Dışişleri Bakanı Mevlüt Çavuşoğlu, Kıbrıs’a yeni bir BM Özel Temsilcisi atanması konusuna değinerek, "Özel temsilcinin yapacağı bir görev yoktur. O nedenle biz şu anda bir özel temsilcinin atanması fikrini doğru bulmuyoruz" dedi.

Dışişleri Bakanı Mevlüt Çavuşoğlu, çalışma ziyareti kapsamında dün geldiği Kuzey Kıbrıs Türk Cumhuriyeti’ndeki (KKTC) temaslarını sürdürüyor. Bakan Çavuşoğlu, önce baş başa, ardından da heyetler arası görüşme gerçekleştirdiği KKTC Cumhurbaşkanı Ersin Tatar ile ortak basın toplantısı düzenleyerek soruları yanıtladı. Tatar, Kıbrıs’a yeni bir BM Özel Temsilcisi atanmasına ilişkin soruya, “Cenevre’de ortaya koydunuz ilkeler çerçevesinde oradaki duruşumuz resmi bir müzakere sürecine başlamadan önce farklı bir temsilci atanmasının olumlu olmayacağı, sıkıntıya neden olabileceği, sayın Lute’nin bu görevi en iyi şekilde yaptığı, ortak zemin noktasına ulaşmadan farklı özel temsilcinin aranmasının doğru olmayacağı düşüncesindeyiz. Bunu karşı tarafa ileteceğiz” dedi.

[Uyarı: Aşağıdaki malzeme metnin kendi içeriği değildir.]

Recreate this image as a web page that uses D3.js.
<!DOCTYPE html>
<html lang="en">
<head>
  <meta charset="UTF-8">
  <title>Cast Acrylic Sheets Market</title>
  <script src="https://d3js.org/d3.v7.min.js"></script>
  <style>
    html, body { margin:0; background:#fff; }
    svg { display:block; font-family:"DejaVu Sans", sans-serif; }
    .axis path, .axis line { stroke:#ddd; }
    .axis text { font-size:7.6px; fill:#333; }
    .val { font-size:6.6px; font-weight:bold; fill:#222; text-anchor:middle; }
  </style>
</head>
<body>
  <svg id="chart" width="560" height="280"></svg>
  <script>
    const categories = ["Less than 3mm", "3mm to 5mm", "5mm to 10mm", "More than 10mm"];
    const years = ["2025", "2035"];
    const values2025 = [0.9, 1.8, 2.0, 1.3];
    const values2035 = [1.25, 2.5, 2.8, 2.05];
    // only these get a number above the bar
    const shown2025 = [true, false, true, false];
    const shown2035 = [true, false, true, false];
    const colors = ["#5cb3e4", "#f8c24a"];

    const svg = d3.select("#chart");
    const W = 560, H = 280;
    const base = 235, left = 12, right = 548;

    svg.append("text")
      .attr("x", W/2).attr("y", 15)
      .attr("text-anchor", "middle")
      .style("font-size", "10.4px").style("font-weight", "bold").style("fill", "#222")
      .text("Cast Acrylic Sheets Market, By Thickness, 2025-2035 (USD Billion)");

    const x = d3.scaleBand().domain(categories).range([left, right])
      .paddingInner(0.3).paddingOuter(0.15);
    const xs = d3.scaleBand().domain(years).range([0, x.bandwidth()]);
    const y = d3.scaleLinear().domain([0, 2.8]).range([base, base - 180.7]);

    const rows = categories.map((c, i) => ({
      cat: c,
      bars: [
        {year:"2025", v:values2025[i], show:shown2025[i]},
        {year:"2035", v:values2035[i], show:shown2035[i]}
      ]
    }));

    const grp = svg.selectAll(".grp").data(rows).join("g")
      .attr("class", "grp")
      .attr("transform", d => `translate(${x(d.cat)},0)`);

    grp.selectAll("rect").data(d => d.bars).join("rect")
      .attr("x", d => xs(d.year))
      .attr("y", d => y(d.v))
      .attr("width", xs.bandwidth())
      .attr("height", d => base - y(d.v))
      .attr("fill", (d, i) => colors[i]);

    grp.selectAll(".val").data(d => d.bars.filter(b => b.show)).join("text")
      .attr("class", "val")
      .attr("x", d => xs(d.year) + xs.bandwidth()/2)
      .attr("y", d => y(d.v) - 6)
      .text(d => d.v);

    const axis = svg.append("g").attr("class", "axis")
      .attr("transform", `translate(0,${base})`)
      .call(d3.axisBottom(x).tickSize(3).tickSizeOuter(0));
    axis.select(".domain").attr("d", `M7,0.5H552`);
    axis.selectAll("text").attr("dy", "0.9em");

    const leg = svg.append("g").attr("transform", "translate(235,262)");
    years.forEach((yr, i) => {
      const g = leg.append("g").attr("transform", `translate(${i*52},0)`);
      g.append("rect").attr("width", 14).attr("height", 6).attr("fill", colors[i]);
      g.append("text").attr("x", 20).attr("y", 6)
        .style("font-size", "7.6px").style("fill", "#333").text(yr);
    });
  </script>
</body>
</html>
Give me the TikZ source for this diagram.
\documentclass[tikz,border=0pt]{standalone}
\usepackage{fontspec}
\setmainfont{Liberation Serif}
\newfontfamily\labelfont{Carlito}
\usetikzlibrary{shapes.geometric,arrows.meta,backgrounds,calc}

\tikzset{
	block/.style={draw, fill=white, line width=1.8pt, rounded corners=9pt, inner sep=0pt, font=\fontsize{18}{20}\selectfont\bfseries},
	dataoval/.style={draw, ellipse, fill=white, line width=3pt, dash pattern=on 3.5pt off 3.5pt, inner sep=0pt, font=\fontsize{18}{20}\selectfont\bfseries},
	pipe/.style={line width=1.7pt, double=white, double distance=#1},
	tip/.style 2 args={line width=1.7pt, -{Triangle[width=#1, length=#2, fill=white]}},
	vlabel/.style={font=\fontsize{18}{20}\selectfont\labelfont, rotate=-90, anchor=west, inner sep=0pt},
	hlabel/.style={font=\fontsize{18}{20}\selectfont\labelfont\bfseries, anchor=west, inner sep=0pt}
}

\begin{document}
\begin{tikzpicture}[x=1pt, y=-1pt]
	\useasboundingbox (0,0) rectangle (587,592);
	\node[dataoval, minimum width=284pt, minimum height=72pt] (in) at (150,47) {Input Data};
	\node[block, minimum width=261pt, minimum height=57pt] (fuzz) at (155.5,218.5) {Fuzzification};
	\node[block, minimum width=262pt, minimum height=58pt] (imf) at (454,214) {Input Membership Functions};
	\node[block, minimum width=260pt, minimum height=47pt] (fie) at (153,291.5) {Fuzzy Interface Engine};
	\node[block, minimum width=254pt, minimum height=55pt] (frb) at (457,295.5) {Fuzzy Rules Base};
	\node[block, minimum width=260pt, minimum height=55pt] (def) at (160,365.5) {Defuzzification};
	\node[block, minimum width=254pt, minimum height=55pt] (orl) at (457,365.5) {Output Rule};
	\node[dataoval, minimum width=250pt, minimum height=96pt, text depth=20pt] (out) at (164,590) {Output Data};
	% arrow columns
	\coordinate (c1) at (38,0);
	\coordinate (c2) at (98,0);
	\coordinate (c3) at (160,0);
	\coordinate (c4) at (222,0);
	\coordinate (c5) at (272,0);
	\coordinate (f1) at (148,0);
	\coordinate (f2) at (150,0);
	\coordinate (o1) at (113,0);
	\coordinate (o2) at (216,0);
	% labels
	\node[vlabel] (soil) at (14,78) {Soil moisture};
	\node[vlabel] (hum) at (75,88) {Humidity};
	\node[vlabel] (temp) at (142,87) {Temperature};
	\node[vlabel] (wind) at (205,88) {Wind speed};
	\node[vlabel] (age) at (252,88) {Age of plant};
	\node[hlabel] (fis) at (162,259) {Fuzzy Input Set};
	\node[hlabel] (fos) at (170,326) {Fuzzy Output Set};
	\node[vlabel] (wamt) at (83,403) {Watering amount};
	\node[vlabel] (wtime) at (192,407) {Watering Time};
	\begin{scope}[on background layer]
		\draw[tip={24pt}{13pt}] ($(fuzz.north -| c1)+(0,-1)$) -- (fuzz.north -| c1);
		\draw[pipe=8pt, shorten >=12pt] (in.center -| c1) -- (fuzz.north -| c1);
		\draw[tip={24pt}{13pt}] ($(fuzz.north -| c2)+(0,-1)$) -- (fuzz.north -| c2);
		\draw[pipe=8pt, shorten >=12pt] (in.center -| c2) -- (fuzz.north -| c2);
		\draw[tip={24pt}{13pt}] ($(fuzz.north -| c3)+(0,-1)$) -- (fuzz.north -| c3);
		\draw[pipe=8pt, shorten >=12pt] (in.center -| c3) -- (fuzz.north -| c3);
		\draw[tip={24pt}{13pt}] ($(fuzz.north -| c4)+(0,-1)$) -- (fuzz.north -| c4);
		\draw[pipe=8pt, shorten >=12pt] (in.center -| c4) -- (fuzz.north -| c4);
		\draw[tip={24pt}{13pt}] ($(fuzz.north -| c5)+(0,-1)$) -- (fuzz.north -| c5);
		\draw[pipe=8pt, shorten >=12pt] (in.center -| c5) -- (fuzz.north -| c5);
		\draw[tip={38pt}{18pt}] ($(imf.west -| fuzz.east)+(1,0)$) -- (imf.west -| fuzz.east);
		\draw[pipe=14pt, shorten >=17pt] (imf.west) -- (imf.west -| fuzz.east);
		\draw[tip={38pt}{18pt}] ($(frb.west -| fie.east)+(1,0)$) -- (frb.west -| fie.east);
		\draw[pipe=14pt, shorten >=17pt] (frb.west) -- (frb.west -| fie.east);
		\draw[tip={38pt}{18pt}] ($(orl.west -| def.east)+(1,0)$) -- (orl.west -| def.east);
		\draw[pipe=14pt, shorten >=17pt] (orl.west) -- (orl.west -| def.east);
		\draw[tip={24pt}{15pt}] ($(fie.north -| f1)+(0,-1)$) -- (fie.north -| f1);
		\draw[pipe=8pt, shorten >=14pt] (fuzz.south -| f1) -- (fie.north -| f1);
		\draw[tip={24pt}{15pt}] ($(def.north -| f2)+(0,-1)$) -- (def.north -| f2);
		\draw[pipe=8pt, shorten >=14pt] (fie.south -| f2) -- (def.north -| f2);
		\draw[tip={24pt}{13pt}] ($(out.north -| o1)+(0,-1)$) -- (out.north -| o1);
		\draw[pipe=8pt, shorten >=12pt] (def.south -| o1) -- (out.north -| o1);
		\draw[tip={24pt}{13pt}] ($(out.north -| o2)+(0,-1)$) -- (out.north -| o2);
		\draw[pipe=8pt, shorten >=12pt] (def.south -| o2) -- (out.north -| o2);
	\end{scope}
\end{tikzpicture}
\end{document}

Dışişleri Bakanı Mevlüt Çavuşoğlu ise, “Cenevre’de sayın genel sekreterin böyle bir önerisi olmuştu. Kendisine bu toplantıların ve önümüzdeki süreçte sarf edeceğimiz çabaların amacı ortak bir zemin olup olmadığını görmek. Şu ana kadar yaptığımız çalışmalarda henüz ortak bir zemin yok. Sayın Lute, genel sekterin danışmanı olarak bu görevi şu anda yapıyor. Yani zemin var mı yok mu? 5+BM gayriresmi toplantı ihtimali de var. Ancak ortak bir zemin olduğunu gördükten sonra ve yeni bir müzakere başlama kararı alındıktan sonra özel temsilcinin atanmasının bir anlamı var. Şu anda Sayın Lute’un görevine ilişkin özel temsilcinin yapacağı bir görev yoktur. Biz şu anda özel temsilci atanması fikrini doğru bulmuyoruz. Genel sekretere bu fikrini gündeme getirince açık ve net bir şekilde söylemiştim” ifadelerini kullandı.

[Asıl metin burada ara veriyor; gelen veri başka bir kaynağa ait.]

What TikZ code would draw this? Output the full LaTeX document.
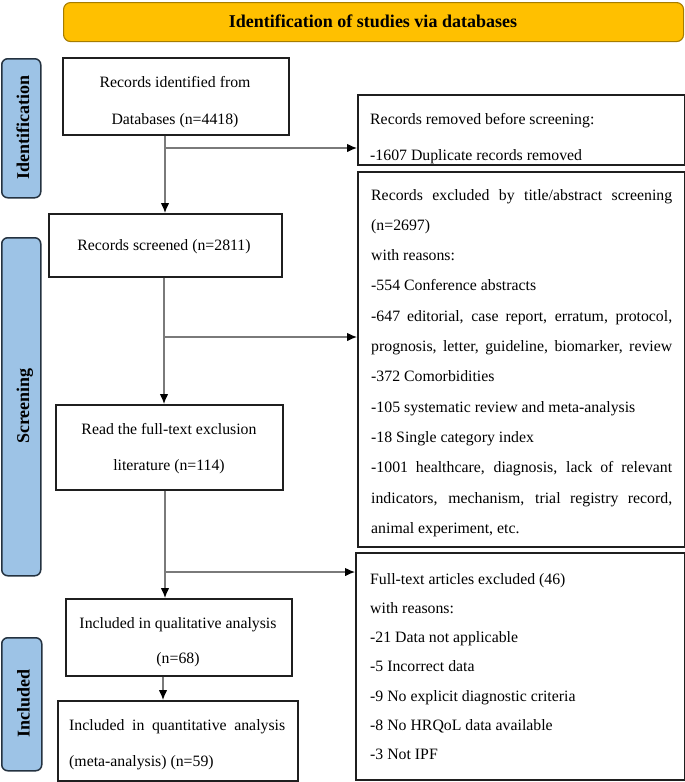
\documentclass[tikz,border=0pt]{standalone}
\usepackage{fontspec}
\setmainfont{Liberation Serif}
\usetikzlibrary{arrows.meta}
\definecolor{gold}{HTML}{FFC000}
\definecolor{goldline}{HTML}{A67C00}
\definecolor{sideblue}{HTML}{9DC3E6}
\definecolor{sideline}{HTML}{243240}
\definecolor{connc}{HTML}{7A7A7A}
\definecolor{boxline}{HTML}{1F1F1F}
\newcommand\Jline[2]{\hbox to #1{\spaceskip=0.25em plus 1fil\relax #2}}
\newcommand\Cline[2]{\hbox to #1{\hfil #2\hfil}}
\newcommand\Lline[1]{\hbox{#1}}
\begin{document}
\begin{tikzpicture}[x=1pt,y=-1pt,
  boxnode/.style={draw=boxline, line width=1.6pt, fill=white, anchor=north west, inner sep=0pt},
  sidenode/.style={draw=sideline, line width=1.5pt, fill=sideblue, rounded corners=6pt, anchor=north west, inner sep=0pt},
  sidetext/.style={rotate=90, anchor=base, inner sep=0pt, font=\fontsize{18pt}{20pt}\selectfont\bfseries},
  txt/.style={inner sep=0pt, font=\fontsize{15.8pt}{19pt}\selectfont},
  connarrow/.style={draw=connc, line width=1.1pt, -{Latex[length=10pt,width=8.5pt,color=black]}}
]
\useasboundingbox (0,0) rectangle (685,782);

% banner
\node[draw=goldline, line width=1.1pt, fill=gold, rounded corners=7pt, anchor=north west, inner sep=0pt,
      minimum width=620pt, minimum height=39pt] (banner) at (63,2) {};
\node[inner sep=0pt, anchor=base, font=\fontsize{18pt}{20pt}\selectfont\bfseries] (bannertext) at (373,27)
  {Identification of studies via databases};

% side labels
\node[sidenode, minimum width=39pt, minimum height=139pt] (sid) at (1,58) {};
\node[sidetext] (sidt) at (29,127.5) {Identification};
\node[sidenode, minimum width=39pt, minimum height=338pt] (ssc) at (1,237) {};
\node[sidetext] (ssct) at (29,406) {Screening};
\node[sidenode, minimum width=40pt, minimum height=133pt] (sin) at (1,637) {};
\node[sidetext] (sint) at (29.5,703.5) {Included};

% left column boxes
\node[boxnode, minimum width=226pt, minimum height=77pt] (b1) at (62,57) {};
\node[txt, anchor=base] (b1t) at (175,87.5)
  {\vtop{\baselineskip=37pt \Cline{200pt}{Records identified from}\Cline{200pt}{Databases (n=4418)}}};

\node[boxnode, minimum width=233pt, minimum height=63pt] (b2) at (48,213) {};
\node[txt, anchor=base] (b2t) at (164,250) {Records screened (n=2811)};

\node[boxnode, minimum width=227pt, minimum height=85pt] (b3) at (55,404) {};
\node[txt, anchor=base] (b3t) at (169,434)
  {\vtop{\baselineskip=36pt \Cline{200pt}{Read the full-text exclusion}\Cline{200pt}{literature (n=114)}}};

\node[boxnode, minimum width=226pt, minimum height=77pt] (b4) at (65,598) {};
\node[txt, anchor=base] (b4t) at (178,628)
  {\vtop{\baselineskip=35pt \Cline{210pt}{Included in qualitative analysis}\Cline{210pt}{(n=68)}}};

\node[boxnode, minimum width=240pt, minimum height=80pt] (b5) at (57,700) {};
\node[txt, anchor=base west] (b5t) at (69,730)
  {\vtop{\baselineskip=36pt \Jline{216pt}{Included in quantitative analysis}\Lline{(meta-analysis) (n=59)}}};

% right column boxes
\node[boxnode, minimum width=327pt, minimum height=70pt] (rm) at (357,94) {};
\node[txt, anchor=base west] (rmt) at (370,124)
  {\vtop{\baselineskip=36pt \Lline{Records removed before screening:}\Lline{-1607 Duplicate records removed}}};

\node[boxnode, minimum width=327pt, minimum height=375pt] (ex) at (357,171) {};
\node[txt, anchor=base west] (ext) at (371,200)
  {\vtop{\baselineskip=30.3pt
   \Jline{301pt}{Records excluded by title/abstract screening}
   \Lline{(n=2697)}
   \Lline{with reasons:}
   \Lline{-554 Conference abstracts}
   \Jline{301pt}{-647 editorial, case report, erratum, protocol,}
   \Jline{301pt}{prognosis, letter, guideline, biomarker, review}
   \Lline{-372 Comorbidities}
   \Lline{-105 systematic review and meta-analysis}
   \Lline{-18 Single category index}
   \Jline{301pt}{-1001 healthcare, diagnosis, lack of relevant}
   \Jline{301pt}{indicators, mechanism, trial registry record,}
   \Lline{animal experiment, etc.}}};

\node[boxnode, minimum width=329pt, minimum height=227pt] (ft) at (355,552) {};
\node[txt, anchor=base west] (ftt) at (370,584)
  {\vtop{\baselineskip=29.3pt
   \Lline{Full-text articles excluded (46)}
   \Lline{with reasons:}
   \Lline{-21 Data not applicable}
   \Lline{-5 Incorrect data}
   \Lline{-9 No explicit diagnostic criteria}
   \Lline{-8 No HRQoL data available}
   \Lline{-3 Not IPF}}};

% connectors
\coordinate (c1) at (165,148);
\coordinate (c2) at (164,337);
\coordinate (c3) at (165,572);
\coordinate (c4) at (163,687);
\draw[connarrow] (b1.south -| c1) -- (b2.north -| c1);
\draw[connarrow] (c1) -- (c1 -| rm.west);
\draw[connarrow] (b2.south -| c2) -- (b3.north -| c2);
\draw[connarrow] (c2) -- (c2 -| ex.west);
\draw[connarrow] (b3.south -| c3) -- (b4.north -| c3);
\draw[connarrow] (c3) -- (c3 -| ft.west);
\draw[connarrow] (b4.south -| c4) -- (b5.north -| c4);
\end{tikzpicture}
\end{document}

Çavuşoğlu açıklamasını şu şekilde sürdürdü:

“Konuşmamda da Kuzey Kıbrıs Türk Cumhuriyeti‘nin ve Kıbrıs Türk halkının haklarını sonuna kadar koruyacağımızı söylemiştim. Gerek Avrupa Birliği gerek BM, Rum Kesimi’ne şu mesajı iyi vermesi gerekir. Hakça paylaşım olmadan, gelir paylaşımı olmadan atılacak her bir adıma karşı KKTC ve Türkiye Cumhuriyeti de gerekli adımı atacak. Bu kararlılığımızı gösterdik. Geçmişte tüm telkinlerimize rağmen sismik sondaj çalışmalarına devam etti. Biz de sahaya indik Kuzey Kıbrıs Türk Cumhuriyeti‘nin haklarını savunmak için. Tabii ki kendi kıta sahanlığımızda Türkiye Cumhuriyeti haklarımızı savunmak için. Sismik araştırma ve sondaj gemilerimizi sahaya sürdük, çalışmaları yaptık ve devam ettiriyoruz. Burada yapılması gereken şey hakça gelir paylaşımı. Bu konuda Kıbrıs Türk Cumhuriyeti’nin önerileri hala masada. AB ve BM bu hakça paylaşım konusunda gerekli adımı atmalı, aksi durumda biz adımı atacağız. Bunda kimsenin endişesi ve tereddütü olmasın. Türkiye olarak KKTC’nin lisans ve ruhsat verdiği yerlerde faaliyetlerimizi sürdürürüz, bugüne kadar olduğu gibi. Kıbrıs Türk halkının ve KKTC’nin hakkını kimseye yedirmeyiz. Barış, huzur ve paylaşım istiyorlarsa Cumhurbaşkanımızın konferans teklifi masadadır ve KKTC’nin de hakça gelir paylaşımı konusunda teklifleri masadadır. Gerekliği göstermiştir. Bu çerçevede adım atılırsa problem yok, aksi takdirde biz de adım atarız.”